___ Data provided
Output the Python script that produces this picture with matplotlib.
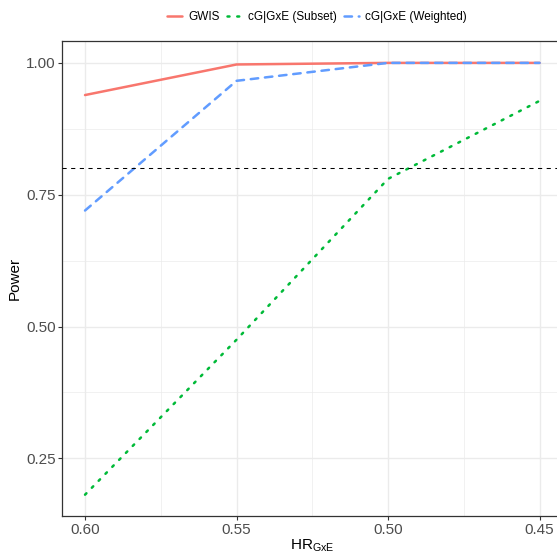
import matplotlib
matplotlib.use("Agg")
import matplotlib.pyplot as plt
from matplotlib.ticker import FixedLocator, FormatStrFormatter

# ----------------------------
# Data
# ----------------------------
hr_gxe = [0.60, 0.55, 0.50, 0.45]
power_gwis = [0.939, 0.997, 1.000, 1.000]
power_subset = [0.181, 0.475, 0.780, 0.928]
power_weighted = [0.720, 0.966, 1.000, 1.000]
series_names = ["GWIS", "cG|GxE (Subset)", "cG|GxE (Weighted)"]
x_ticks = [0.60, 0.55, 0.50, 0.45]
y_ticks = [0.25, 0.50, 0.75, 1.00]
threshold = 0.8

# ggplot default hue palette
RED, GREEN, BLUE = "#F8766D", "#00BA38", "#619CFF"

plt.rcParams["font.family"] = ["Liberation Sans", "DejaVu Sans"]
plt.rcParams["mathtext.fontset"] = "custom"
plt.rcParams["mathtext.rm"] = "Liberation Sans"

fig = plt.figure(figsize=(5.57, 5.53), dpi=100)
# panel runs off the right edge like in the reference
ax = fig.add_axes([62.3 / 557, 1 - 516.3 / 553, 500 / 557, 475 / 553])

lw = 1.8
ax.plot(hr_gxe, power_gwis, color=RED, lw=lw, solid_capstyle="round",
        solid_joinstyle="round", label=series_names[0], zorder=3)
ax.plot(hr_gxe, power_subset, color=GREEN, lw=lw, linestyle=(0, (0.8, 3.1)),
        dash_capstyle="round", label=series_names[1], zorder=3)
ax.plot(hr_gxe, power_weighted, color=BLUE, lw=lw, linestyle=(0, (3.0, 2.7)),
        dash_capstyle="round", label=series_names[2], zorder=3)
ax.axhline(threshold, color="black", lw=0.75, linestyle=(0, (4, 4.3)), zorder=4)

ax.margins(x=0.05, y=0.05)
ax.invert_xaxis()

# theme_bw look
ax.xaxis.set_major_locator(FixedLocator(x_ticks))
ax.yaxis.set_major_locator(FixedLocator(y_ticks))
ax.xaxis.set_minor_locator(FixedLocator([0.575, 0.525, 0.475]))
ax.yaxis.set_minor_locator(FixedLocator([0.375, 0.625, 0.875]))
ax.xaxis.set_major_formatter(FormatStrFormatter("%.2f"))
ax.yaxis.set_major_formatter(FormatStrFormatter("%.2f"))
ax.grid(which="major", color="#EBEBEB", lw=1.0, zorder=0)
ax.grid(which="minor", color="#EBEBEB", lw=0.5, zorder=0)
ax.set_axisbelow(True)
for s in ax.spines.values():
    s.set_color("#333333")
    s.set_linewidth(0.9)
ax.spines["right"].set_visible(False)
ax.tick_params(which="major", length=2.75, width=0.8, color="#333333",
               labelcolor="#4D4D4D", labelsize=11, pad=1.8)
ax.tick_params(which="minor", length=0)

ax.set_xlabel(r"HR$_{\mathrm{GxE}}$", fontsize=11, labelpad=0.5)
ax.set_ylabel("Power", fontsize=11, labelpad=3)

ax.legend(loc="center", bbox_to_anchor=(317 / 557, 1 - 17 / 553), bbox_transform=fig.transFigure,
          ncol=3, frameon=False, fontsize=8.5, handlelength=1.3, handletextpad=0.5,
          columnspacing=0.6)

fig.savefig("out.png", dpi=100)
______
Aim of the exercise => Report all lines of the data above that include the string "matplotlib".

Answer in full =>
Output the Python script that produces this picture with matplotlib.
import matplotlib
matplotlib.use("Agg")
import matplotlib.pyplot as plt
from matplotlib.ticker import FixedLocator, FormatStrFormatter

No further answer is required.